(DATA SHOWN)
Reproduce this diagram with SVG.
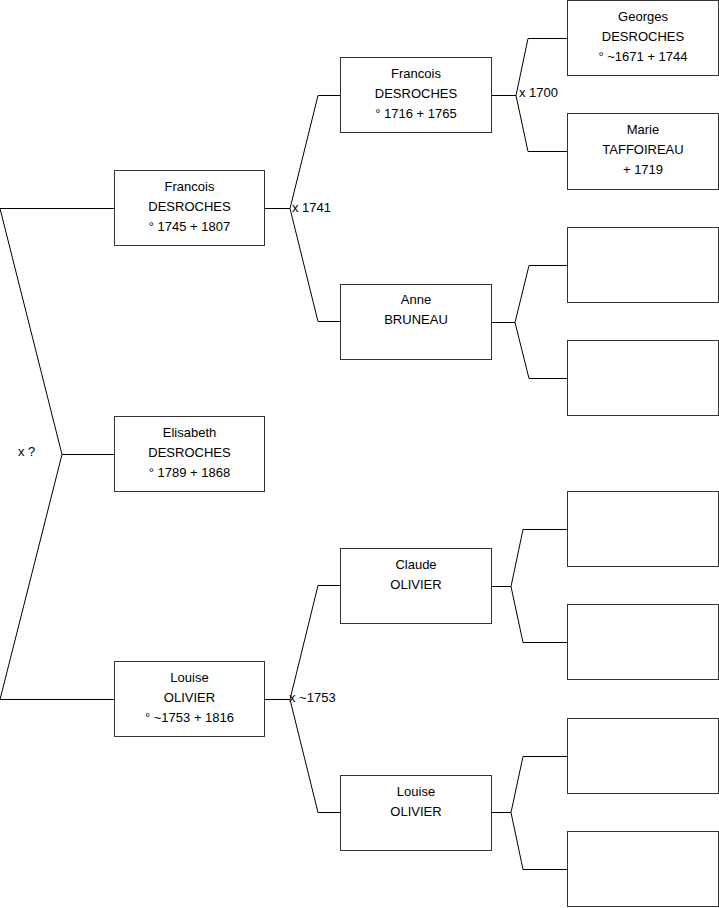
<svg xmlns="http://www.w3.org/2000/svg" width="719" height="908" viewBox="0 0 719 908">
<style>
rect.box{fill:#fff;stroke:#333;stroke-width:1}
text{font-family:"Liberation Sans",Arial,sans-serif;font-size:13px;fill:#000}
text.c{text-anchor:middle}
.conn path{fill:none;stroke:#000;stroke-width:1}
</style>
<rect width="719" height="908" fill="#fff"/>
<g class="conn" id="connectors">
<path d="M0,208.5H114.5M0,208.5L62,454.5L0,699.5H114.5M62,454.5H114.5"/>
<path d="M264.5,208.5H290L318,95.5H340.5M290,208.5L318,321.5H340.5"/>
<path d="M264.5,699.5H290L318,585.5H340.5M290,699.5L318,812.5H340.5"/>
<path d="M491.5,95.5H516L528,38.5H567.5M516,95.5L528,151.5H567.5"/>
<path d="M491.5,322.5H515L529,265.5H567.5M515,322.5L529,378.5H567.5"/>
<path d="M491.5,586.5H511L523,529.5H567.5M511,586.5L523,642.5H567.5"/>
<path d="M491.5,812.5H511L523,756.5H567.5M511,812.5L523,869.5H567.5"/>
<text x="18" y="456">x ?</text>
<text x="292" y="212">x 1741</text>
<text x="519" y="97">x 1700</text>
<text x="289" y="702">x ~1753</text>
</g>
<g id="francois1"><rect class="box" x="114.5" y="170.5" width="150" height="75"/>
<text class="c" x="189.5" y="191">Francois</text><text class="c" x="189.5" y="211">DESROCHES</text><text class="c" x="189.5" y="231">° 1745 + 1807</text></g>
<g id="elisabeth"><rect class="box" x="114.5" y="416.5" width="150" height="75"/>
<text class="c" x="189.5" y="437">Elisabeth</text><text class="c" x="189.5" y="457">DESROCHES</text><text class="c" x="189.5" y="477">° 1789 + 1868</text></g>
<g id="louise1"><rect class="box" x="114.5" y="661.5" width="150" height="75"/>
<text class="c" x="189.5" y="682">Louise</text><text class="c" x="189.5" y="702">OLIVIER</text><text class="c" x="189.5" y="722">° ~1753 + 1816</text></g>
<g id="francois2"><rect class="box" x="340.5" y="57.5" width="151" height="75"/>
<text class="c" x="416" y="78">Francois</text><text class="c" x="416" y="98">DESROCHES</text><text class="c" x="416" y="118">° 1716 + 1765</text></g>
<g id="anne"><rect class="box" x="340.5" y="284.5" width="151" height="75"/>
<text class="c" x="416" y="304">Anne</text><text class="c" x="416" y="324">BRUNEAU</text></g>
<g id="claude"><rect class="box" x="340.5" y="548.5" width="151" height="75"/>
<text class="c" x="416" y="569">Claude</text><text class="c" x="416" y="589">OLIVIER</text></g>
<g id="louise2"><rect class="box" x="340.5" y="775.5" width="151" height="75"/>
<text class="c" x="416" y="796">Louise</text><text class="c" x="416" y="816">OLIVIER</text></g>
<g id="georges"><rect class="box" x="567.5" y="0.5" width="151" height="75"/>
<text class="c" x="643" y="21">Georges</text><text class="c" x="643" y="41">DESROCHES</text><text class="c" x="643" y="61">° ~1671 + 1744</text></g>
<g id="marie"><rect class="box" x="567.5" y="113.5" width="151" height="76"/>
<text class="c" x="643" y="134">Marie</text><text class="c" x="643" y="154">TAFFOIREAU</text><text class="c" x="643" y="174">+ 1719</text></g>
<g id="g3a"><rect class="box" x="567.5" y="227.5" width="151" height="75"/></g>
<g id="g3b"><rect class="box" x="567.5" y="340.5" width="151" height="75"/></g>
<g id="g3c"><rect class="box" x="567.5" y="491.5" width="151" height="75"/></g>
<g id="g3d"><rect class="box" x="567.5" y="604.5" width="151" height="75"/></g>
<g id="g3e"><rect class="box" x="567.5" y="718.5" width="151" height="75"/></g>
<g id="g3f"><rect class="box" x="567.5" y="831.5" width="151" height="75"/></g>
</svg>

(WRITTEN REQUEST) Repeat the material above word for word, please, apart from its images.

(COMPLETE OUTPUT)
Reproduce this diagram with SVG.
<svg xmlns="http://www.w3.org/2000/svg" width="719" height="908" viewBox="0 0 719 908">
<style>
rect.box{fill:#fff;stroke:#333;stroke-width:1}
text{font-family:"Liberation Sans",Arial,sans-serif;font-size:13px;fill:#000}
text.c{text-anchor:middle}
.conn path{fill:none;stroke:#000;stroke-width:1}
</style>
<rect width="719" height="908" fill="#fff"/>
<g class="conn" id="connectors">
<path d="M0,208.5H114.5M0,208.5L62,454.5L0,699.5H114.5M62,454.5H114.5"/>
<path d="M264.5,208.5H290L318,95.5H340.5M290,208.5L318,321.5H340.5"/>
<path d="M264.5,699.5H290L318,585.5H340.5M290,699.5L318,812.5H340.5"/>
<path d="M491.5,95.5H516L528,38.5H567.5M516,95.5L528,151.5H567.5"/>
<path d="M491.5,322.5H515L529,265.5H567.5M515,322.5L529,378.5H567.5"/>
<path d="M491.5,586.5H511L523,529.5H567.5M511,586.5L523,642.5H567.5"/>
<path d="M491.5,812.5H511L523,756.5H567.5M511,812.5L523,869.5H567.5"/>
<text x="18" y="456">x ?</text>
<text x="292" y="212">x 1741</text>
<text x="519" y="97">x 1700</text>
<text x="289" y="702">x ~1753</text>
</g>
<g id="francois1"><rect class="box" x="114.5" y="170.5" width="150" height="75"/>
<text class="c" x="189.5" y="191">Francois</text><text class="c" x="189.5" y="211">DESROCHES</text><text class="c" x="189.5" y="231">° 1745 + 1807</text></g>
<g id="elisabeth"><rect class="box" x="114.5" y="416.5" width="150" height="75"/>
<text class="c" x="189.5" y="437">Elisabeth</text><text class="c" x="189.5" y="457">DESROCHES</text><text class="c" x="189.5" y="477">° 1789 + 1868</text></g>
<g id="louise1"><rect class="box" x="114.5" y="661.5" width="150" height="75"/>
<text class="c" x="189.5" y="682">Louise</text><text class="c" x="189.5" y="702">OLIVIER</text><text class="c" x="189.5" y="722">° ~1753 + 1816</text></g>
<g id="francois2"><rect class="box" x="340.5" y="57.5" width="151" height="75"/>
<text class="c" x="416" y="78">Francois</text><text class="c" x="416" y="98">DESROCHES</text><text class="c" x="416" y="118">° 1716 + 1765</text></g>
<g id="anne"><rect class="box" x="340.5" y="284.5" width="151" height="75"/>
<text class="c" x="416" y="304">Anne</text><text class="c" x="416" y="324">BRUNEAU</text></g>
<g id="claude"><rect class="box" x="340.5" y="548.5" width="151" height="75"/>
<text class="c" x="416" y="569">Claude</text><text class="c" x="416" y="589">OLIVIER</text></g>
<g id="louise2"><rect class="box" x="340.5" y="775.5" width="151" height="75"/>
<text class="c" x="416" y="796">Louise</text><text class="c" x="416" y="816">OLIVIER</text></g>
<g id="georges"><rect class="box" x="567.5" y="0.5" width="151" height="75"/>
<text class="c" x="643" y="21">Georges</text><text class="c" x="643" y="41">DESROCHES</text><text class="c" x="643" y="61">° ~1671 + 1744</text></g>
<g id="marie"><rect class="box" x="567.5" y="113.5" width="151" height="76"/>
<text class="c" x="643" y="134">Marie</text><text class="c" x="643" y="154">TAFFOIREAU</text><text class="c" x="643" y="174">+ 1719</text></g>
<g id="g3a"><rect class="box" x="567.5" y="227.5" width="151" height="75"/></g>
<g id="g3b"><rect class="box" x="567.5" y="340.5" width="151" height="75"/></g>
<g id="g3c"><rect class="box" x="567.5" y="491.5" width="151" height="75"/></g>
<g id="g3d"><rect class="box" x="567.5" y="604.5" width="151" height="75"/></g>
<g id="g3e"><rect class="box" x="567.5" y="718.5" width="151" height="75"/></g>
<g id="g3f"><rect class="box" x="567.5" y="831.5" width="151" height="75"/></g>
</svg>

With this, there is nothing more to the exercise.